Gün geçtikçe Gazze'de yaşanılan zulümler, feryat ve figanlar arş-ı alaya ulaştı. Kalpler mahzun, gönüller yaralı ve letaifler sessiz...
Tarifi imkânsız acı haller ve durumlar...
Bu kadar zorluklar içerisinde bir avuç mücahit, korkmadan, yılmadan ve ümitsizliğe kapılmadan Allah'ın rızasına ulaşmak ve şehit olmak arzusuyla kahramanane çarpışıyorlar.
Bir tarafta dünya devleri olan ve son teknolojiyle donatılmış silahlarla mücadele eden binlerce katil sürüleri... Diğer tarafta ise kahramanane mücadele eden dünyayı titreten bir avuç yiğit...
Tıpkı Bedrin aslanları gibi. Sayıca az fakat ihlas, cesaret ve şecaatte en ileri...
Buradan hareketle Bediüzzaman hazretlerinin şu çarpıcı ifadelerini yaşayarak görerek anlayabiliyoruz.
"İman hem nurdur, hem kuvvettir. Evet hakikî imanı elde eden adam, kâinata meydan okuyabilir ve imanın kuvvetine göre hâdisatın tazyikatından kurtulabilir. Tevekkeltü alallah" der, sefine-i hayatta kemal-i emniyetle hâdisatın dağlarvari dalgaları içinde seyran eder. Bütün ağırlıklarını Kadîr-i Mutlak'ın yed-i kudretine emanet eder, rahatla dünyadan geçer, berzahta istirahat eder. Sonra saadet-i ebediyeye girmek için Cennet'e uçabilir. Demek iman tevhidi, tevhid teslimi, teslim tevekkülü, tevekkül saadet-i dâreyni iktiza eder.”
Evet, bu çarpıcı ifadeleri hem Asr-ı Saadette hem de ahirzamanda yaşamış olan Bediüzzaman hazretlerinin hayatında da çok rahatlıkla görebilmekteyiz. Tehditlere, işkencelere ve zulümlere aman vermeyen ve davalarında tek bir eser-i tereddüt dahi göstermeyen bu kahraman yiğitlerin cesaretlerinin menbaı İmandır. Çünkü hakiki İmanı elde ettiklerinden dolayı kâinata meydan okumuşlardır.

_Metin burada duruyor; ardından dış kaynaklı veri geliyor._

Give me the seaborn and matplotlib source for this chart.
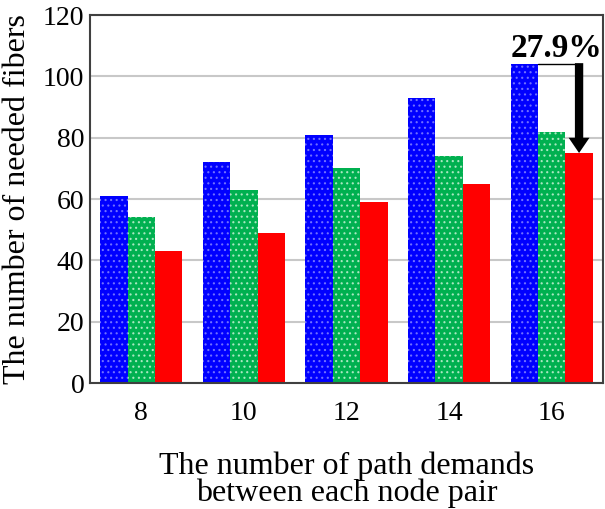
import matplotlib
matplotlib.use("Agg")
import matplotlib.pyplot as plt
import seaborn as sns
import pandas as pd

# Number of path demands per node pair
demands = ["8", "10", "12", "14", "16"]
# Needed fibers for each scheme
scheme_a = [61, 72, 81, 93, 104]
scheme_b = [54, 63, 70, 74, 82]
scheme_c = [43, 49, 59, 65, 75]
scheme_names = ["Scheme A", "Scheme B", "Scheme C"]
y_ticks = [0, 20, 40, 60, 80, 100, 120]

sns.set_theme(style="white")
plt.rcParams["font.family"] = ["Liberation Serif", "DejaVu Serif"]
plt.rcParams["hatch.linewidth"] = 0.8
plt.rcParams["text.color"] = "black"
plt.rcParams["axes.labelcolor"] = "black"
plt.rcParams["xtick.color"] = "black"
plt.rcParams["ytick.color"] = "black"

rows = []
for name, vals in zip(scheme_names, [scheme_a, scheme_b, scheme_c]):
    for d, v in zip(demands, vals):
        rows.append({"demand": d, "fibers": v, "scheme": name})
df = pd.DataFrame(rows)

fig = plt.figure(figsize=(6.05, 5.09), dpi=100)
ax = fig.add_axes([0.1488, 0.2475, 0.8479, 0.723])

colors = ["#0000ff", "#00b050", "#ff0000"]
sns.barplot(data=df, x="demand", y="fibers", hue="scheme", order=demands,
            hue_order=scheme_names, palette=colors, width=0.8, gap=0,
            legend=False, ax=ax, saturation=1)

hatch_styles = [("...", "#7070ff"), ("...", "#a8e8c0"), ("", "#ff0000")]
for cont, (h, hc) in zip(ax.containers, hatch_styles):
    for p in cont:
        p.set_hatch(h)
        p.set_edgecolor(hc)
        p.set_linewidth(0)

ax.set_ylim(0, 120)
ax.set_xlim(-0.5, 4.5)
ax.set_yticks(y_ticks)
ax.set_yticklabels([str(t) for t in y_ticks], fontsize=20)
ax.tick_params(axis="x", labelsize=20, length=0, pad=13)
ax.tick_params(axis="y", length=0, pad=4)
ax.yaxis.grid(True, color="#c8c8c8", linewidth=1.5)
ax.set_axisbelow(True)
for s in ax.spines.values():
    s.set_visible(True)
    s.set_color("#404040")
    s.set_linewidth(1.5)

ax.set_xlabel("The number of path demands\nbetween each node pair",
              fontsize=23, linespacing=0.9, labelpad=18)
ax.set_ylabel("The number of needed fibers", fontsize=23, labelpad=8)

# Reduction annotation on the last group
blue_bar = ax.containers[0][-1]
red_bar = ax.containers[2][-1]
top = scheme_a[-1]
low = scheme_c[-1]
x_blue_right = blue_bar.get_x() + blue_bar.get_width()
x_arrow = red_bar.get_x() + red_bar.get_width() / 2
ax.plot([x_blue_right, x_arrow], [top, top], color="black", linewidth=1, zorder=4)
ax.annotate("", xy=(x_arrow, low), xytext=(x_arrow, top + 0.3),
            arrowprops=dict(width=6, headwidth=15, headlength=11,
                            facecolor="black", edgecolor="none",
                            shrink=0),
            zorder=5)
pct = (top - low) / top * 100
ax.text((blue_bar.get_x() + blue_bar.get_width() / 2 + x_arrow) / 2 + 0.05, top + 2.2,
        f"{pct:.1f}%", fontsize=24, fontweight="bold", ha="center", va="baseline",
        clip_on=False)

fig.savefig("out.png", dpi=100)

İşte Gazze yiğitleri günümüzde en müşahhas örneklerdir. Yüzlerce isimsiz kahraman... Komutanları ise son yüzyılda görülen ve savaş meydanlarında askerleri gibi kahraman olarak savaşan ve şehit düşen Yahya Sinvar... Kanının son damlasına kadar, son kurşununa kadar savaşan bir kahraman. Silah yoksa da mücadeleyi bırakmamak ve teslim olmamak adına elindeki tahta parçasıyla mücadele eden bir yiğit. Asr-ı saadette tıpkı Bedrin aslanı Ashab-ı Güzinden olan Hz Ükkaşe gibi...
Savaşta kılıcı kırıldığında Resulullah (sav) durumdan haberdar olur. Ve hemen kendisine bir sopa verir. Tereddüt dahi etmeden, endişeye bir mahal vermeden savaş meydanında sopayla yiğitçe savaşır. Ta ki en büyük maksadı olan şehitlik mertebesine ulaşıncaya kadar.
Onlar orada İslamiyet’in izzetini ve şerefini muhafaza ederken tüm dünya zillet altında sadece izlemekle vakit geçiriyorlar. Sessiz kalmakla vicdanlarının çığlığı altında eziliyorlar. Evet, bu şeref ve izzet herkese nasip olmaz. Her bir mazlum ve şehit, ebedi saadet ve cennete gittiler. Lakayt kalanların ise ahirette hesabı yeni başlar. Rabbimiz bizleri, çetin olan mahşer gününün hesabından kurtarsın. Gazze’deki kardeşlerimize muzafferiyet versin. Kalplerimiz, dualarımız hep onlar içindir.